Stated problem:
From the line with "Give me the TikZ source for this diagram." to the line with "(0,0) rectangle (986,585);", both lines included, set down exactly those lines, please, and no others.

Entries from a dataset:
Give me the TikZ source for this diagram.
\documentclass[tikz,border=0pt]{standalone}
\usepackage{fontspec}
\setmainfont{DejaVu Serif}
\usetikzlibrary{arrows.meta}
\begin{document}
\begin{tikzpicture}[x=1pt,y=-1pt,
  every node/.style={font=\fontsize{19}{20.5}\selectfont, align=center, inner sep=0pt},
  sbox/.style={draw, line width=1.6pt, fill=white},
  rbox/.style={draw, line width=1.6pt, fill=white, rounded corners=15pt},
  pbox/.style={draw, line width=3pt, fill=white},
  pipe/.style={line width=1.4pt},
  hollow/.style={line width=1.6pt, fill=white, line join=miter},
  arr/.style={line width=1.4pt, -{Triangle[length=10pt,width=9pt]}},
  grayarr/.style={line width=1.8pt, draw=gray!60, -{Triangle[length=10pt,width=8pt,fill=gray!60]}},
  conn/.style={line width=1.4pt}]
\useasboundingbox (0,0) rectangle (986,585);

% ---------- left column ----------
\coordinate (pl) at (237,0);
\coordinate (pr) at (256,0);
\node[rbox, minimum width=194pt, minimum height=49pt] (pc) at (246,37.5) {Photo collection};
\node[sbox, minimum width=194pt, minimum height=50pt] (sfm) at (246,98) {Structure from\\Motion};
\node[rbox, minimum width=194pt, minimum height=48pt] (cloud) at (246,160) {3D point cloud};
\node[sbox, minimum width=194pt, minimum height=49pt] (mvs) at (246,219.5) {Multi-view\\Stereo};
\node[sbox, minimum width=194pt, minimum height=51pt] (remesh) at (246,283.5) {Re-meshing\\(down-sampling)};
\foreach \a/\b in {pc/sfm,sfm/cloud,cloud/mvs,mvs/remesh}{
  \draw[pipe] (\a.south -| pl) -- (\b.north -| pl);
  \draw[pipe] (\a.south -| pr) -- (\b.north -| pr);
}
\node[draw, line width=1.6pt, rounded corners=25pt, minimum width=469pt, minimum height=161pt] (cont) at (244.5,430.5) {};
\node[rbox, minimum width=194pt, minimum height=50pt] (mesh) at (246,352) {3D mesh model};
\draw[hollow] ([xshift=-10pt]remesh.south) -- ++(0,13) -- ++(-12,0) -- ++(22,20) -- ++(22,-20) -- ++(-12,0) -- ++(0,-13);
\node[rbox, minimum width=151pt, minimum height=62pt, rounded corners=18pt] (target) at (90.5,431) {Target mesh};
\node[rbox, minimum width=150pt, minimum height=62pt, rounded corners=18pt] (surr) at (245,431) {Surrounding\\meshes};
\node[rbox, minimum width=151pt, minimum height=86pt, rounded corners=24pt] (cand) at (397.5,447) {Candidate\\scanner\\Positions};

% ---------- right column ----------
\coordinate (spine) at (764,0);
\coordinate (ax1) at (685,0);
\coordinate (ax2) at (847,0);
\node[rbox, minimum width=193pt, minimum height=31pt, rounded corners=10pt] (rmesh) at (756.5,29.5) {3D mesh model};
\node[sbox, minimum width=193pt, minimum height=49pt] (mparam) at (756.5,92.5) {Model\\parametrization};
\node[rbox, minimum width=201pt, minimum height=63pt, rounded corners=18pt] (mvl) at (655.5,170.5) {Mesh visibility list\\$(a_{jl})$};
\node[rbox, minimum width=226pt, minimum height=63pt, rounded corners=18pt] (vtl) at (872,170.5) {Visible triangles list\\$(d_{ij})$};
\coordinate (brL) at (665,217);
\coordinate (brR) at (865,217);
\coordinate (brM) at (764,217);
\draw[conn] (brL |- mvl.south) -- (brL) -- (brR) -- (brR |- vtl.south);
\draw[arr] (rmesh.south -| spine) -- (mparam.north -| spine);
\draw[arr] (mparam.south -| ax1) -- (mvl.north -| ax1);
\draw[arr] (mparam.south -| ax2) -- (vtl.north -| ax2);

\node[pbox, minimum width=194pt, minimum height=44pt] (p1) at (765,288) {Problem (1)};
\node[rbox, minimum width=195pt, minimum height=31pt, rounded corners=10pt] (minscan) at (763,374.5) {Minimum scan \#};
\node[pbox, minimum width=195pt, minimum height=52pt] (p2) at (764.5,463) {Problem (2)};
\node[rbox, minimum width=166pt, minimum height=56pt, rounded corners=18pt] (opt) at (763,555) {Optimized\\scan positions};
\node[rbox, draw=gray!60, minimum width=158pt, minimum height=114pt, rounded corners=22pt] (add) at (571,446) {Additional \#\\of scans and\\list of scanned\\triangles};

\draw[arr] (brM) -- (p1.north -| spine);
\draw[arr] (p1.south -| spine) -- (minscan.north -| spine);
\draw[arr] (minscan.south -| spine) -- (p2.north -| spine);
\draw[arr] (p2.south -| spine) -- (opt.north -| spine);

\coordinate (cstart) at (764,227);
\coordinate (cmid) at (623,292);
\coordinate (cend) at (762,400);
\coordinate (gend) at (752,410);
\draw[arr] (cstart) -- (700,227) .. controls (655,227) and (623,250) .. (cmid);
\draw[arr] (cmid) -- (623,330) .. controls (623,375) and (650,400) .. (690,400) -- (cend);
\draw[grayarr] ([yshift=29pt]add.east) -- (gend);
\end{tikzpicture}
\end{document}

---

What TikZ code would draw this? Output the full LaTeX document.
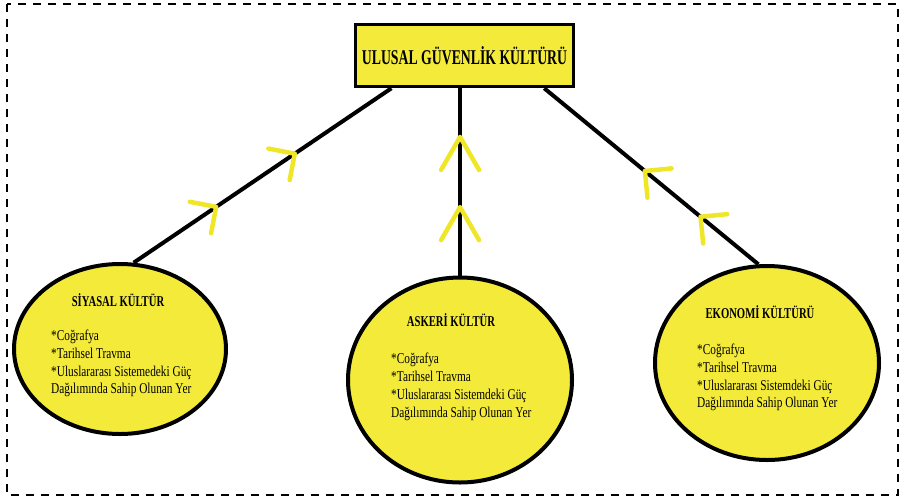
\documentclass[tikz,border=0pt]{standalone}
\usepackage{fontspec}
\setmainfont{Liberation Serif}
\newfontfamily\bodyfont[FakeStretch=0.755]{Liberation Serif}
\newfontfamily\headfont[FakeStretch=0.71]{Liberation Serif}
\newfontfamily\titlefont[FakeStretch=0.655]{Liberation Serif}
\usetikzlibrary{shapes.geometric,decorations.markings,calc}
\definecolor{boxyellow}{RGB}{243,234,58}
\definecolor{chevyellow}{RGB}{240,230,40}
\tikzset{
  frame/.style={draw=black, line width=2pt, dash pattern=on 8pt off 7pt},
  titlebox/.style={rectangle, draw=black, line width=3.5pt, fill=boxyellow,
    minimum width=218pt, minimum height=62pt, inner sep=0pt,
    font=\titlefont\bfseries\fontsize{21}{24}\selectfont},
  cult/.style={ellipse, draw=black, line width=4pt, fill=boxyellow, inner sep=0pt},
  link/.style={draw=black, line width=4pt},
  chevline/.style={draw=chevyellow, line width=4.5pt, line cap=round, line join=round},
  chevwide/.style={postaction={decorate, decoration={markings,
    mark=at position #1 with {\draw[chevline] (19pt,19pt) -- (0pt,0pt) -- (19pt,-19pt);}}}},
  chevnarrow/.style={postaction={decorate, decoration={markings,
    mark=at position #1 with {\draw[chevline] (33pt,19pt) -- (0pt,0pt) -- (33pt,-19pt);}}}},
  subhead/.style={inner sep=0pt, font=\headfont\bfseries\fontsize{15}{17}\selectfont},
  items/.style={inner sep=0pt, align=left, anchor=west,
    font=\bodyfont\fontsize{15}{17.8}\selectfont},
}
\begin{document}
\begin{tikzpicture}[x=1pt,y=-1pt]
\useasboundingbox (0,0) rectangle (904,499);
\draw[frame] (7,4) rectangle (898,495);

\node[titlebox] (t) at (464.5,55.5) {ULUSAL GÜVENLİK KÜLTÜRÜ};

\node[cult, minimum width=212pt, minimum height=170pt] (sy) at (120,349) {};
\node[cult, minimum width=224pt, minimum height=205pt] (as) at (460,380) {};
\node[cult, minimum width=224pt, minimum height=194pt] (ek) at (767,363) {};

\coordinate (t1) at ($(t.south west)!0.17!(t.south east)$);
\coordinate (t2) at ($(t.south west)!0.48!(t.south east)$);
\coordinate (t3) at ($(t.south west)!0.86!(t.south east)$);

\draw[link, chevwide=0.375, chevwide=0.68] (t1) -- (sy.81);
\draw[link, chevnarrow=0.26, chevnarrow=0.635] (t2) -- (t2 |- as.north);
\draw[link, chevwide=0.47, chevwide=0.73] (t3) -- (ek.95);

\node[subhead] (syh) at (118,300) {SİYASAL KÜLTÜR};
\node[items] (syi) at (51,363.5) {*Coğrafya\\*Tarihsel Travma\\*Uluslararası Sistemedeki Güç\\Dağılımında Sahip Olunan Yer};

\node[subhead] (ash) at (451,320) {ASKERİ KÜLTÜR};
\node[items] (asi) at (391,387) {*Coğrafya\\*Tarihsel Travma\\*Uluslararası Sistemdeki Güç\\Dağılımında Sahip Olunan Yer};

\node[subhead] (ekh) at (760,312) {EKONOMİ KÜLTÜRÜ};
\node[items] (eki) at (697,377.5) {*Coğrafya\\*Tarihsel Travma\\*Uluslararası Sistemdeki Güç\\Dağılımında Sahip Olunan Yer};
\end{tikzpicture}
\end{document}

Full output:
Give me the TikZ source for this diagram.
\documentclass[tikz,border=0pt]{standalone}
\usepackage{fontspec}
\setmainfont{DejaVu Serif}
\usetikzlibrary{arrows.meta}
\begin{document}
\begin{tikzpicture}[x=1pt,y=-1pt,
  every node/.style={font=\fontsize{19}{20.5}\selectfont, align=center, inner sep=0pt},
  sbox/.style={draw, line width=1.6pt, fill=white},
  rbox/.style={draw, line width=1.6pt, fill=white, rounded corners=15pt},
  pbox/.style={draw, line width=3pt, fill=white},
  pipe/.style={line width=1.4pt},
  hollow/.style={line width=1.6pt, fill=white, line join=miter},
  arr/.style={line width=1.4pt, -{Triangle[length=10pt,width=9pt]}},
  grayarr/.style={line width=1.8pt, draw=gray!60, -{Triangle[length=10pt,width=8pt,fill=gray!60]}},
  conn/.style={line width=1.4pt}]
\useasboundingbox (0,0) rectangle (986,585);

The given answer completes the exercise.